-- Set task --
Repeat each line of the material below exactly as it appears, minus any pictures.

— START —

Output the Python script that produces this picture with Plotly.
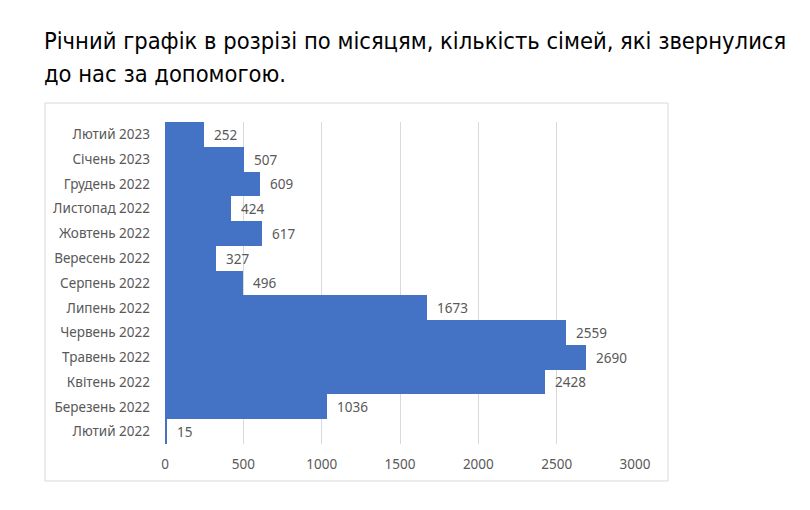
import plotly.graph_objects as go

months = [
    "Лютий 2022", "Березень 2022", "Квітень 2022", "Травень 2022",
    "Червень 2022", "Липень 2022", "Серпень 2022", "Вересень 2022",
    "Жовтень 2022", "Листопад 2022", "Грудень 2022", "Січень 2023",
    "Лютий 2023",
]
families = [15, 1036, 2428, 2690, 2559, 1673, 496, 327, 617, 424, 609, 507, 252]
x_ticks = [0, 500, 1000, 1500, 2000, 2500, 3000]

title_lines = [
    "Річний графік в розрізі по місяцям, кількість сімей, які звернулися",
    "до нас за допомогою.",
]

font = "Noto Sans, sans-serif"
title_font = "DejaVu Sans Condensed, Noto Sans, sans-serif"
grey = "#595959"

fig = go.Figure()
fig.add_trace(go.Bar(
    y=months, x=families, orientation="h",
    marker=dict(color="#4472C4", line=dict(width=0)),
    texttemplate="  %{x}", textposition="outside", cliponaxis=False,
    textfont=dict(family=font, size=13.5, color=grey),
))

# page has an 8px body margin, so the figure starts at (8, 8)
OFF = 8
W, H = 810 - OFF, 510 - OFF
# plot area in screen pixels: x 165..635, y 122..444
L, T = 165 - OFF, 122 - OFF
R, B = W - (635 - OFF), H - (444 - OFF)
pw, ph = W - L - R, H - T - B


def px(x):
    return (x - OFF - L) / pw


def py(y):
    return (H - B - (y - OFF)) / ph


# outer chart border
fig.add_shape(type="rect", xref="paper", yref="paper",
              x0=px(45), x1=px(668), y0=py(481), y1=py(103),
              line=dict(color="#D9D9D9", width=1), layer="below")

for i, line in enumerate(title_lines):
    fig.add_annotation(text=line, xref="paper", yref="paper",
                       x=px(42), y=py(41 + 33 * i), xanchor="left", yanchor="middle",
                       showarrow=False,
                       font=dict(family=title_font, size=23.5, color="black"))

fig.update_layout(
    width=W, height=H,
    margin=dict(l=L, r=R, t=T, b=B),
    paper_bgcolor="white", plot_bgcolor="white",
    bargap=0, showlegend=False,
    font=dict(family=font, color=grey),
)
fig.update_xaxes(range=[0, 3000], tickvals=x_ticks, showgrid=True,
                 gridcolor="#D9D9D9", zeroline=False, showline=False,
                 tickfont=dict(family=font, size=13.5, color=grey),
                 ticklabelstandoff=10)
fig.update_yaxes(showgrid=False, zeroline=False, showline=False,
                 tickfont=dict(family=font, size=13.5, color=grey),
                 ticklabelstandoff=14)

fig.write_html("out.html")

— END —

-- Result --
Output the Python script that produces this picture with Plotly.
import plotly.graph_objects as go

months = [
    "Лютий 2022", "Березень 2022", "Квітень 2022", "Травень 2022",
    "Червень 2022", "Липень 2022", "Серпень 2022", "Вересень 2022",
    "Жовтень 2022", "Листопад 2022", "Грудень 2022", "Січень 2023",
    "Лютий 2023",
]
families = [15, 1036, 2428, 2690, 2559, 1673, 496, 327, 617, 424, 609, 507, 252]
x_ticks = [0, 500, 1000, 1500, 2000, 2500, 3000]

title_lines = [
    "Річний графік в розрізі по місяцям, кількість сімей, які звернулися",
    "до нас за допомогою.",
]

font = "Noto Sans, sans-serif"
title_font = "DejaVu Sans Condensed, Noto Sans, sans-serif"
grey = "#595959"

fig = go.Figure()
fig.add_trace(go.Bar(
    y=months, x=families, orientation="h",
    marker=dict(color="#4472C4", line=dict(width=0)),
    texttemplate="  %{x}", textposition="outside", cliponaxis=False,
    textfont=dict(family=font, size=13.5, color=grey),
))

# page has an 8px body margin, so the figure starts at (8, 8)
OFF = 8
W, H = 810 - OFF, 510 - OFF
# plot area in screen pixels: x 165..635, y 122..444
L, T = 165 - OFF, 122 - OFF
R, B = W - (635 - OFF), H - (444 - OFF)
pw, ph = W - L - R, H - T - B


def px(x):
    return (x - OFF - L) / pw


def py(y):
    return (H - B - (y - OFF)) / ph


# outer chart border
fig.add_shape(type="rect", xref="paper", yref="paper",
              x0=px(45), x1=px(668), y0=py(481), y1=py(103),
              line=dict(color="#D9D9D9", width=1), layer="below")

for i, line in enumerate(title_lines):
    fig.add_annotation(text=line, xref="paper", yref="paper",
                       x=px(42), y=py(41 + 33 * i), xanchor="left", yanchor="middle",
                       showarrow=False,
                       font=dict(family=title_font, size=23.5, color="black"))

fig.update_layout(
    width=W, height=H,
    margin=dict(l=L, r=R, t=T, b=B),
    paper_bgcolor="white", plot_bgcolor="white",
    bargap=0, showlegend=False,
    font=dict(family=font, color=grey),
)
fig.update_xaxes(range=[0, 3000], tickvals=x_ticks, showgrid=True,
                 gridcolor="#D9D9D9", zeroline=False, showline=False,
                 tickfont=dict(family=font, size=13.5, color=grey),
                 ticklabelstandoff=10)
fig.update_yaxes(showgrid=False, zeroline=False, showline=False,
                 tickfont=dict(family=font, size=13.5, color=grey),
                 ticklabelstandoff=14)

fig.write_html("out.html")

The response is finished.